Today many of Dixon’s students are collection docents. 

McCoy sees the success at Dixon as more than just a nice story – it’s evidence that by holding the arts in a place of honor, while also making them accessible, you are able to teach children other subjects too, because you have gained their attention and interest. Because of Diasporal Rhythms’s relationships with many artists from the community, the group has adopted the Advanced Placement class at King College Prep, regularly inviting artists to come to the school to do workshops for students. McCoy says that for students, the power of having professional artists work with them cannot be understated. The students are always hungry for more.

Diasporal Rhythms was founded in 2003 following a museum panel discussion that was part of A Century of Collecting: African American Art in The Art Institute of Chicago. McCoy remembers, “The Art Institute at that time was, in my mind, perpetrating a fraud – I didn’t think they had been collecting for 100 years. Maybe they had a [Henry Ossawa] Tanner 100 years ago, but then there seemed to be a big gap and then more recent stuff. I was mostly struck by how the artists at the panel, who were in this show, shared my view and criticized AIC, saying ‘you have not done what you are presenting with this show.’” 

It wasn’t long after when McCoy and his fellow collectors created Diasporal Rhythms in an effort to unite their collective opinions and perspectives. 

McCoy sees another museum in the future now, “Whenever collectors organize, a museum is created at that particular moment. It’s true of the Art Institute and the Museum of Contemporary Art, and others. Though Diasporal Rhythms doesn’t have a brick and mortar space now, we know that’s what will happen down the road. When a collector recognizes that these works of art have a value that is bigger than they are, they want to pass the experience on to other generations.”

McCoy undoubtedly spends a great deal of time on his bicycle, traveling to art openings, visiting studios or meeting up with fellow collectors. But his home is where his art experience is concentrated on a daily basis. Having lost count of the total number of pieces in his collection, McCoy says he estimates today that he has between 1,200 and 1,300 works. Nearly all of them are on display in his five-room home. Within the collection 350 artists are represented, including Theaster Gates, Joyce Owens, Luis DeLaTorre, Ed Paschke and many, many more. 90% are African American, and 90% are Chicago artists. McCoy says he also has a strong interest in acquiring work by female artists. Trying to summarize his collection, he points out its most identifiable characteristics, “I believe the face and the figure can tell all of the stories of human beings. We read body language and facial expressions. Color is also important - the use and play of color, and using color for expression. I also enjoy variety and try not to get stuck on any one thing.” 

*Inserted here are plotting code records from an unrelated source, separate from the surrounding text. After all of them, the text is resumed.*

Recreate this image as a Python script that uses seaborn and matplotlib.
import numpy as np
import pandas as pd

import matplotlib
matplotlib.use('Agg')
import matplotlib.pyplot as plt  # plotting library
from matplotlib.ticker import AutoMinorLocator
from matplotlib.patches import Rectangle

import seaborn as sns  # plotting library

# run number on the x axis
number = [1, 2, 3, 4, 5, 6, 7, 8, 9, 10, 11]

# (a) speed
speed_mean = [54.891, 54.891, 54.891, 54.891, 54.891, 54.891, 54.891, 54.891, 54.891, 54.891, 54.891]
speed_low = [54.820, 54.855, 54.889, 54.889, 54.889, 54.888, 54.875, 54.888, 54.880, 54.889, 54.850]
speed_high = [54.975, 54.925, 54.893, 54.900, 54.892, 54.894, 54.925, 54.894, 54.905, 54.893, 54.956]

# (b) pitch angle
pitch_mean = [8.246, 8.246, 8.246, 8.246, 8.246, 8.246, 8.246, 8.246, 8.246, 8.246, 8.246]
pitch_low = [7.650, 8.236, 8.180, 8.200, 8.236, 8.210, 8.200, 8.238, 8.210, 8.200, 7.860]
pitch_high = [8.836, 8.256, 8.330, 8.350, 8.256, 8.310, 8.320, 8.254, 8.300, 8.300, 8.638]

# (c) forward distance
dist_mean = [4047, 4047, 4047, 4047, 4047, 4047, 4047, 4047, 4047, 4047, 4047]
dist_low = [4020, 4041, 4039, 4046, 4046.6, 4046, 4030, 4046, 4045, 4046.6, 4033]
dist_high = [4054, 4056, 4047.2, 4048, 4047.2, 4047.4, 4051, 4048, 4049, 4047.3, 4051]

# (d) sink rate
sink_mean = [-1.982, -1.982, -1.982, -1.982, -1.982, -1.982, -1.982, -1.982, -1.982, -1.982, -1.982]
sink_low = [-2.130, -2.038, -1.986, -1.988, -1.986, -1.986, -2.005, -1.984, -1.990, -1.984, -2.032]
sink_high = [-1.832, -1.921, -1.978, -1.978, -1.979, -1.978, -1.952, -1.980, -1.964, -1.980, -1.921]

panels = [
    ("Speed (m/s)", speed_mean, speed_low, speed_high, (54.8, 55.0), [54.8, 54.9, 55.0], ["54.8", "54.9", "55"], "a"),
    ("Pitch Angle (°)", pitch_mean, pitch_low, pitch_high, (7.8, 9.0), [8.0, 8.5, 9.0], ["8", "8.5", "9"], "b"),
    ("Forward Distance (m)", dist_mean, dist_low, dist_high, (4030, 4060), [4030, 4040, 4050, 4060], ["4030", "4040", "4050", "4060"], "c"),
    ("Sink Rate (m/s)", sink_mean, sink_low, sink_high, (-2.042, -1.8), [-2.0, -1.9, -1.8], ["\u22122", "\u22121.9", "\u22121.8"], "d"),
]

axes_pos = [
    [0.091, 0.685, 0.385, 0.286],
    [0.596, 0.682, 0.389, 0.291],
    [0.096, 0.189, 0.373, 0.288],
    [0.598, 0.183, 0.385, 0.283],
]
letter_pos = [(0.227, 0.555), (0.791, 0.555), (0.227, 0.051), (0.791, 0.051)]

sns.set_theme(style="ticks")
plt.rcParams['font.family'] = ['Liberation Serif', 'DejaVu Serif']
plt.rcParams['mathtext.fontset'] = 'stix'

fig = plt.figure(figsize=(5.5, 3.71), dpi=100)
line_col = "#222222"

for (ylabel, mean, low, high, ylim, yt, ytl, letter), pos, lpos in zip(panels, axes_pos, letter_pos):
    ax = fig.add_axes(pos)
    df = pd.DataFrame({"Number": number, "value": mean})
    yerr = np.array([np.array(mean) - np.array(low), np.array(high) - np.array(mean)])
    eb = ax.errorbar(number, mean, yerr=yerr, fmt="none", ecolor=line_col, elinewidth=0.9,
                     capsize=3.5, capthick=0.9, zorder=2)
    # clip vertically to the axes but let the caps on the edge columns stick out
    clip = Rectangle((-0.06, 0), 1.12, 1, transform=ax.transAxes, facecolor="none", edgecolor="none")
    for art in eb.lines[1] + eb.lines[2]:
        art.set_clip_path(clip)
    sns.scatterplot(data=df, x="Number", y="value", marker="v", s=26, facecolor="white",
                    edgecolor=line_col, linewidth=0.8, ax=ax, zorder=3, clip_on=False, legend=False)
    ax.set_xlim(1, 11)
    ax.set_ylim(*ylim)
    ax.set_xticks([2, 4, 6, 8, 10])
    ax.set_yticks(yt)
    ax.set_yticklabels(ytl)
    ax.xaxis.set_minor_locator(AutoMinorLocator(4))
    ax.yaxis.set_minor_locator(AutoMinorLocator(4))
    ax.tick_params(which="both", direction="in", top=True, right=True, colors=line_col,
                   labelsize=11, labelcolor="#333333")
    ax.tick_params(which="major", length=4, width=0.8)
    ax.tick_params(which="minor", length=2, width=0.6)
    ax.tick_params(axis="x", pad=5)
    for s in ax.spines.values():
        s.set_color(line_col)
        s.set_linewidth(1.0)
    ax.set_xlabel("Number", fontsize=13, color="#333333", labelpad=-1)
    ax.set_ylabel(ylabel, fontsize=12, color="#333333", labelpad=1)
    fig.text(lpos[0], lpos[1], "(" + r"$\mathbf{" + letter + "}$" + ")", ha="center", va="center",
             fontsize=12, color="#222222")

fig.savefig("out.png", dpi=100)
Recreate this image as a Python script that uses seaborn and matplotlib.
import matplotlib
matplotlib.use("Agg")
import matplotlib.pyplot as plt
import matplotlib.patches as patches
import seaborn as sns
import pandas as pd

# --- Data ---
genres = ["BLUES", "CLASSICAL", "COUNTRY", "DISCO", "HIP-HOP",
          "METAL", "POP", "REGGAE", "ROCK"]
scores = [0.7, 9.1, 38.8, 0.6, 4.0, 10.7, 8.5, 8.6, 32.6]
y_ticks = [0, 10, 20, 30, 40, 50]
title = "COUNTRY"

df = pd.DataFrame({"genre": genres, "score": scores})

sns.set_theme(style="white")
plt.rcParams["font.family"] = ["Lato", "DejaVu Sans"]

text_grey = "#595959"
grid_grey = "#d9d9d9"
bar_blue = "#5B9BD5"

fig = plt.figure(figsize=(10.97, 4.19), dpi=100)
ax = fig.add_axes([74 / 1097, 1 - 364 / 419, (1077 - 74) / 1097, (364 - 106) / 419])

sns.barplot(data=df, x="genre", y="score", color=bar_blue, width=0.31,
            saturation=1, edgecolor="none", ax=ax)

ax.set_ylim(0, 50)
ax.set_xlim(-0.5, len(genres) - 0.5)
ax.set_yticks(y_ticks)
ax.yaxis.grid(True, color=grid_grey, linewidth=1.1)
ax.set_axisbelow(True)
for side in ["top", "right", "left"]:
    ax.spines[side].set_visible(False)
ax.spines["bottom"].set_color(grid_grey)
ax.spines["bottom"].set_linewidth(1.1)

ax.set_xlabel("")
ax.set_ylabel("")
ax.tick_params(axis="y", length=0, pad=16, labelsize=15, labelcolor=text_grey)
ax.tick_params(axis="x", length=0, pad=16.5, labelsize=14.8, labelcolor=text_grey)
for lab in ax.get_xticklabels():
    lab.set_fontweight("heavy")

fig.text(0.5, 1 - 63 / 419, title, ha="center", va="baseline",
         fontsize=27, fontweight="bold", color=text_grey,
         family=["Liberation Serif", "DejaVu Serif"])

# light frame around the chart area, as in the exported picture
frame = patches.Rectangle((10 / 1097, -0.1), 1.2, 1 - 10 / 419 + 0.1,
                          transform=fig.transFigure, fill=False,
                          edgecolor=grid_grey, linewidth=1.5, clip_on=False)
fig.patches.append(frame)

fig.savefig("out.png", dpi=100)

When McCoy moved to his current home over a decade ago, he had to reinstall his expansive collection all at once. It was then that he recognized his collecting themes. For instance, in an area near his stereo, he’s assembled works relating to music – small linocut portraits of famous African American soul singers, like Aretha Franklin, James Brown, Stevie Wonder and Ray Charles, are arranged in what McCoy refers to as a sort of musical frieze.  When McCoy decided he did not want any blinds or drapes in his living room, in their place he put up stained glass portraits to capture the abundant eastern sunlight. McCoy remembers when he first moved in, “It was quite a colorful neighborhood then. When I’d look out I’d see lots of people going by, so in the windows I put up these sort of masks to remind myself that people wear their own disguises, you just have to look below the surface.” 

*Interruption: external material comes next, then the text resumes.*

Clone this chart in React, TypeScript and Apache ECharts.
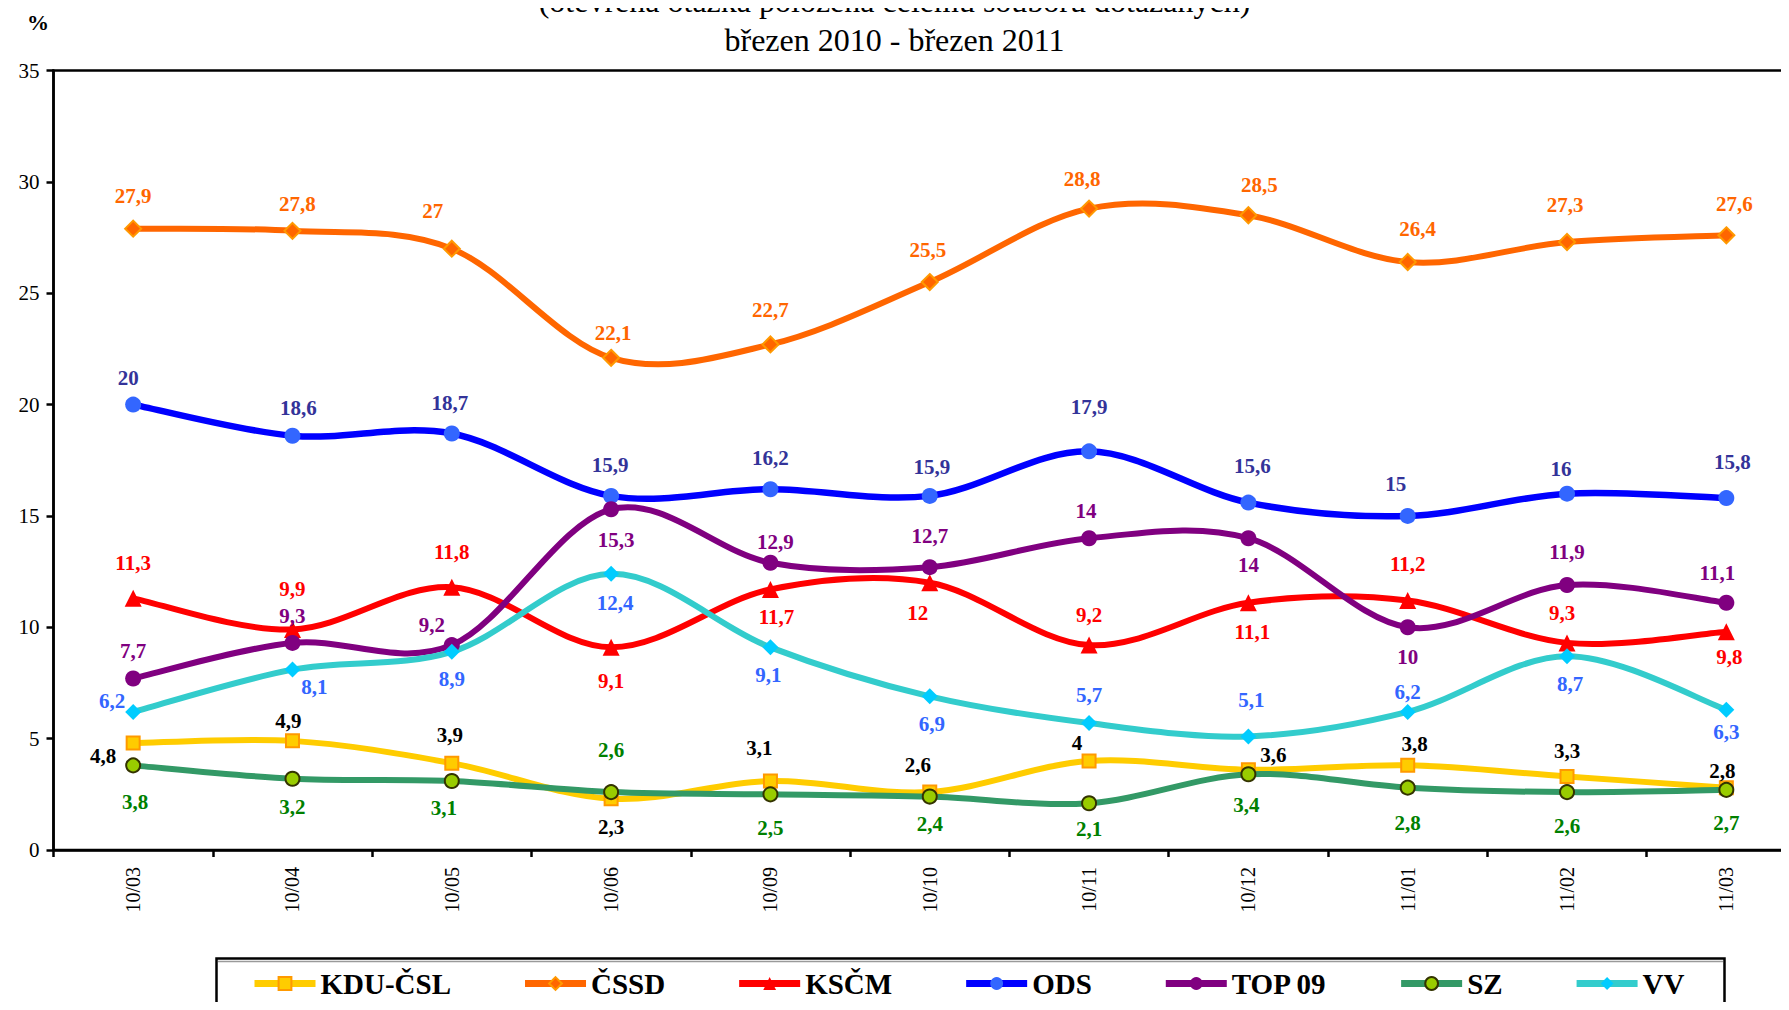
import React, { useEffect, useRef } from "react";
import * as echarts from "echarts";

const categories = ["10/03", "10/04", "10/05", "10/06", "10/09", "10/10", "10/11", "10/12", "11/01", "11/02", "11/03"];
const yTicks = [0, 5, 10, 15, 20, 25, 30, 35];

const kduCsl = [4.8, 4.9, 3.9, 2.3, 3.1, 2.6, 4, 3.6, 3.8, 3.3, 2.8];
const cssd = [27.9, 27.8, 27, 22.1, 22.7, 25.5, 28.8, 28.5, 26.4, 27.3, 27.6];
const kscm = [11.3, 9.9, 11.8, 9.1, 11.7, 12, 9.2, 11.1, 11.2, 9.3, 9.8];
const ods = [20, 18.6, 18.7, 15.9, 16.2, 15.9, 17.9, 15.6, 15, 16, 15.8];
const top09 = [7.7, 9.3, 9.2, 15.3, 12.9, 12.7, 14, 14, 10, 11.9, 11.1];
const sz = [3.8, 3.2, 3.1, 2.6, 2.5, 2.4, 2.1, 3.4, 2.8, 2.6, 2.7];
const vv = [6.2, 8.1, 8.9, 12.4, 9.1, 6.9, 5.7, 5.1, 6.2, 8.7, 6.3];

// label placement (layout only, not data)
const offKdu = [[-30, 13], [-4, -20], [-2, -28], [0, 28], [-11, -33], [-12, -27], [-12, -18], [25, -15], [7, -21], [0, -26], [-4, -17]];
const offCssd = [[0, -33], [5, -27], [-19, -38], [2, -25], [0, -34], [-2, -32], [-7, -30], [11, -30], [10, -33], [-2, -37], [8, -31]];
const offKscm = [[0, -35], [0, -41], [0, -35], [0, 34], [6, 28], [-12, 30], [0, -30], [4, 29], [0, -37], [-5, -30], [3, 25]];
const offOds = [[-5, -27], [6, -28], [-2, -31], [-1, -31], [0, -31], [2, -29], [0, -44], [4, -37], [-12, -32], [-6, -25], [6, -36]];
const offTop = [[0, -28], [0, -27], [-20, -20], [5, 31], [5, -21], [0, -31], [-3, -27], [0, 27], [0, 30], [0, -33], [-9, -30]];
const offSz = [[2, 37], [0, 28], [-8, 27], [0, -42], [0, 34], [0, 27], [0, 26], [-2, 31], [0, 35], [0, 34], [0, 33]];
const offVv = [[-21, -11], [22, 17], [0, 27], [4, 29], [-2, 28], [2, 28], [0, -28], [3, -36], [0, -20], [3, 28], [0, 22]];

const SERIF = "'Liberation Serif', 'Times New Roman', serif";

function curveSeries(name: string, values: number[], color: string, width: number) {
  return {
    name: name + " curve",
    type: "custom",
    silent: true,
    data: values.map((v, i) => [i, v]),
    renderItem: (params: any, api: any) => {
      if (params.dataIndex !== 0) return null;
      const pts = values.map((v, i) => api.coord([i, v]));
      const n = pts.length;
      let d = `M${pts[0][0]},${pts[0][1]}`;
      for (let i = 0; i < n - 1; i++) {
        const p0 = pts[i - 1] || pts[i];
        const p1 = pts[i];
        const p2 = pts[i + 1];
        const p3 = pts[i + 2] || pts[i + 1];
        const c1x = p1[0] + (p2[0] - p0[0]) / 6;
        const c1y = p1[1] + (p2[1] - p0[1]) / 6;
        const c2x = p2[0] - (p3[0] - p1[0]) / 6;
        const c2y = p2[1] - (p3[1] - p1[1]) / 6;
        d += ` C${c1x},${c1y} ${c2x},${c2y} ${p2[0]},${p2[1]}`;
      }
      return {
        type: "path",
        shape: { pathData: d },
        style: { fill: "none", stroke: color, lineWidth: width, lineJoin: "round", lineCap: "round" },
      };
    },
  };
}

function mkSeries(
  name: string,
  values: number[],
  offsets: number[][],
  lineColor: string,
  symbol: string,
  symbolSize: number,
  fill: string,
  border: string,
  borderWidth: number,
  labelColor: string,
  lineWidth: number
) {
  return [
    curveSeries(name, values, lineColor, lineWidth),
    {
      name,
      type: "line",
      symbol,
      symbolSize,
      showAllSymbol: true,
      lineStyle: { color: lineColor, width: lineWidth, opacity: 0 },
      itemStyle: { color: fill, borderColor: border, borderWidth },
      label: {
        show: true,
        position: "inside",
        align: "center",
        verticalAlign: "middle",
        color: labelColor,
        fontFamily: SERIF,
        fontWeight: "bold",
        fontSize: 21,
        formatter: (p: any) => String(p.value).replace(".", ","),
      },
      emphasis: { disabled: true },
      data: values.map((v, i) => ({ value: v, label: { offset: offsets[i] } })),
    },
  ];
}

export default function App() {
  const ref = useRef<HTMLDivElement>(null);
  useEffect(() => {
    if (!ref.current) return;
    const chart = echarts.init(ref.current, null, { renderer: "svg" });
    chart.setOption({
      animation: false,
      backgroundColor: "#ffffff",
      grid: {
        left: 53.5,
        width: 1752.5,
        top: 70.5,
        bottom: 160,
        outerBoundsMode: "none",
        containLabel: false,
        show: true,
        borderColor: "#000",
        borderWidth: 2.5,
        backgroundColor: "transparent",
      },
      graphic: [
        {
          type: "text",
          x: 894.5,
          y: 1,
          style: {
            text: "(otevřená otázka položená celému souboru dotázaných)",
            fontFamily: SERIF,
            fontSize: 32,
            fill: "#000",
            align: "center",
            verticalAlign: "middle",
          },
        },
        {
          type: "text",
          x: 894.5,
          y: 40,
          style: {
            text: "březen 2010 - březen 2011",
            fontFamily: SERIF,
            fontSize: 32,
            fill: "#000",
            align: "center",
            verticalAlign: "middle",
          },
        },
        {
          type: "text",
          x: 38,
          y: 22,
          style: {
            text: "%",
            fontFamily: SERIF,
            fontSize: 22,
            fontWeight: "bold",
            fill: "#000",
            align: "center",
            verticalAlign: "middle",
          },
        },
        {
          type: "rect",
          z: 1,
          shape: { x: 216.5, y: 958.5, width: 1508, height: 90 },
          style: { fill: "#fff", stroke: "#000", lineWidth: 2.5 },
        },
        {
          type: "line",
          z: 1,
          shape: { x1: 218, y1: 961.5, x2: 1723, y2: 961.5 },
          style: { stroke: "#9a9a9a", lineWidth: 1.5 },
        },
      ],
      legend: {
        z: 5,
        left: 246,
        top: 964,
        itemWidth: 61,
        itemHeight: 16,
        itemGap: 70.5,
        lineStyle: { width: 7, opacity: 1 },
        textStyle: { fontFamily: SERIF, fontSize: 29, fontWeight: "bold", color: "#000" },
        data: ["KDU-ČSL", "ČSSD", "KSČM", "ODS", "TOP 09", "SZ", "VV"],
      },
      xAxis: {
        type: "category",
        data: categories,
        boundaryGap: true,
        axisLine: { lineStyle: { color: "#000", width: 2.5 } },
        axisTick: { show: true, interval: 0, length: 7, lineStyle: { color: "#000", width: 2.5 } },
        axisLabel: {
          interval: 0,
          rotate: 90,
          margin: 17,
          fontFamily: SERIF,
          fontSize: 20,
          color: "#000",
        },
        splitLine: { show: false },
      },
      yAxis: {
        type: "value",
        min: yTicks[0],
        max: yTicks[yTicks.length - 1],
        interval: 5,
        axisLine: { show: true, lineStyle: { color: "#000", width: 2.5 } },
        axisTick: { show: true, inside: false, length: 7, lineStyle: { color: "#000", width: 2.5 } },
        axisLabel: { margin: 14, fontFamily: SERIF, fontSize: 21, color: "#000" },
        splitLine: { show: false },
      },
      series: [
        ...mkSeries("KDU-ČSL", kduCsl, offKdu, "#FFCC00", "rect", 13, "#FFCC00", "#FF9900", 2, "#000000", 6),
        ...mkSeries("ČSSD", cssd, offCssd, "#FF6600", "diamond", 16, "#FF6600", "#FF9900", 2, "#FF6600", 6),
        ...mkSeries("KSČM", kscm, offKscm, "#FF0000", "triangle", 17, "#FF0000", "#FF0000", 0, "#FF0000", 6),
        ...mkSeries("ODS", ods, offOds, "#0000FF", "circle", 16, "#3366FF", "#3366FF", 0, "#333399", 6.5),
        ...mkSeries("TOP 09", top09, offTop, "#800080", "circle", 16, "#800080", "#800080", 0, "#800080", 6),
        ...mkSeries("SZ", sz, offSz, "#339966", "circle", 14, "#99CC00", "#333300", 2, "#008000", 6),
        ...mkSeries("VV", vv, offVv, "#33CCCC", "diamond", 16, "#00CCFF", "#00CCFF", 0, "#3366FF", 6),
      ],
    });
    return () => chart.dispose();
  }, []);
  return <div ref={ref} style={{ width: 1789, height: 1010, margin: -8, overflow: "hidden" }} />;
}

While McCoy enjoys observing people day-to-day, his collection has focused on historical themes, such as the struggle for Africans in the Americas. One room alone acknowledges challenges for black men. The space is divided in half on a diagonal,  “One part of the room deals with problems that black men have suffered or created, and the other side represents solutions. A piece I commissioned by artist Brian Ellison for Hyde ParkArt Center’s portrait commission program, Not Just Another Pretty Face, is done here as an African adinkra symbol for the supremacy of God, because philosophically both the problems and solutions are under one God. All of these issues that have tripped up black men in America – drugs, gangs, abandonment, whatever you can imagine as the problem and its solution, there should be an image that reflects that here.” 

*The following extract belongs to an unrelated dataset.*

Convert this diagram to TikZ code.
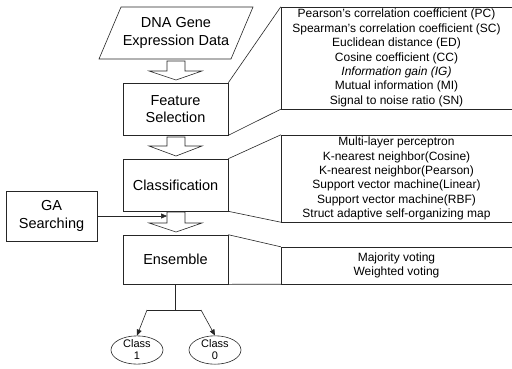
\documentclass[tikz,border=0pt]{standalone}
\usepackage{fontspec}
\setmainfont{Liberation Sans}
\usetikzlibrary{arrows.meta,shapes.geometric}
\begin{document}
\begin{tikzpicture}[x=1pt,y=-1pt,
  ln/.style={line width=0.6pt,draw=black!85},
  mainbox/.style={ln,rectangle,minimum width=105pt,inner sep=0pt,align=center,font=\fontsize{14.5}{17.5}\selectfont},
  listtxt/.style={rectangle,inner sep=0pt,minimum width=231pt,align=center,font=\fontsize{12}{14.4}\selectfont},
  classnode/.style={ln,ellipse,minimum width=52pt,minimum height=28pt,inner sep=0pt,align=center,font=\fontsize{11}{12}\selectfont},
  tip/.style={ln,-{Triangle[length=6pt,width=5pt]}},
  fat/.style={ln,fill=white}]
\useasboundingbox (0,0) rectangle (512,368);
\fill[white] (0,0) rectangle (512,368);

% input parallelogram
\draw[ln] (121,7) -- (253,7) -- (231,59) -- (99,59) -- cycle;
\node[align=center,inner sep=0pt,font=\fontsize{14.5}{17.5}\selectfont] (dna) at (176,33) {DNA Gene\\Expression Data};

% main boxes
\node[mainbox,minimum height=52pt] (fs) at (175.5,109) {Feature\\Selection};
\node[mainbox,minimum height=52pt] (cl) at (175.5,185) {Classification};
\node[mainbox,minimum height=49pt] (ens) at (175.5,259.5) {Ensemble};
\node[mainbox,minimum width=91pt,minimum height=50pt] (ga) at (51.5,216) {GA\\Searching};

% fat arrows
\draw[fat] (167,61) -- (185,61) -- (185,71) -- (202,71) -- (176,80) -- (149,71) -- (167,71) -- cycle;
\draw[fat] (167,137) -- (185,137) -- (185,146) -- (202,146) -- (176,156) -- (149,146) -- (167,146) -- cycle;
\draw[fat] (167,212) -- (185,212) -- (185,223) -- (202,223) -- (176,232) -- (149,223) -- (167,223) -- cycle;

% GA arrow
\coordinate (gaend) at (167,216);
\draw[tip] (ga.east) -- (gaend);

% list boxes
\node[listtxt,minimum height=102pt] (l1) at (396.5,58) {Pearson's correlation coefficient (PC)\\Spearman's correlation coefficient (SC)\\Euclidean distance (ED)\\Cosine coefficient (CC)\\\textit{Information gain (IG)}\\Mutual information (MI)\\Signal to noise ratio (SN)};
\node[listtxt,minimum height=87pt] (l2) at (396.5,178.5) {Multi-layer perceptron\\K-nearest neighbor(Cosine)\\K-nearest neighbor(Pearson)\\Support vector machine(Linear)\\Support vector machine(RBF)\\Struct adaptive self-organizing map};
\node[listtxt,minimum height=37pt] (l3) at (396.5,265.5) {Majority voting\\Weighted voting};

\draw[ln] (l1.north east) -- (l1.north west) -- (l1.south west) -- (l1.south east);
\draw[ln] (l2.north east) -- (l2.north west) -- (l2.south west) -- (l2.south east);
\draw[ln] (l3.north east) -- (l3.north west) -- (l3.south west) -- (l3.south east);

% callout lines
\draw[ln] (fs.north east) -- (l1.north west);
\draw[ln] (fs.south east) -- (l1.south west);
\draw[ln] (cl.north east) -- (l2.north west);
\draw[ln] (cl.south east) -- (l2.south west);
\draw[ln] (ens.north east) -- (l3.north west);
\draw[ln] (ens.south east) -- (l3.south west);

% classes
\node[classnode] (c1) at (137,350) {Class\\1};
\node[classnode] (c0) at (215,350) {Class\\0};
\coordinate (j) at (175.5,310);
\coordinate (jl) at (147,310);
\coordinate (jr) at (201,310);
\draw[ln] (ens.south) -- (j);
\draw[ln] (jl) -- (jr);
\draw[tip] (jl) -- (c1.north);
\draw[tip] (jr) -- (c0.north);
\end{tikzpicture}
\end{document}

McCoy says the balance of the room helped him avoid the depression that would otherwise result from focusing on only the sad side of things. To him, “I’m a proponent that all people on the planet have had a struggle, so you can’t dwell on it because everyone’s been dogged out at some time.” Opposite another area devoted to struggle is a space devoted to meditation and peace, where McCoy says ultimately he wants to be. In this section is a portrait by artist Mary Qian of McCoy smiling in Jackson Park by the Museum of Science and Industry. As he points out the piece, McCoy reminds me that the Museum began as the Fine Arts building for the White City during the World’s Fair in 1893. He enjoys the significance that the building underwent a transformation from art to science, while McCoy himself eventually went from science to art.  

McCoy tells a story throughout his home with each step. The works of art are in conversation with him and with each other in powerful ways. More than anything else McCoy is an observer who is keenly interested in people, their struggles, passions and origins. Despite already having so many works in his collection, McCoy says he’s waiting on new pieces to arrive. His collection even overflows into the stairway in his building, so art is the first thing a guest sees. He’s pleased when others enjoy the art he’s acquired, “I think it says something to a visitor when you have a welcoming environment.”

Note: for info about the Dixon Elementary School, McCoy recommends a documentary, The Curators of the Dixon School, by Pamela Sherrod Anderson. The film will be screened this fall as part of Diasporal Rhythms' 10-year anniversary at the Logan Center at University of Chicago.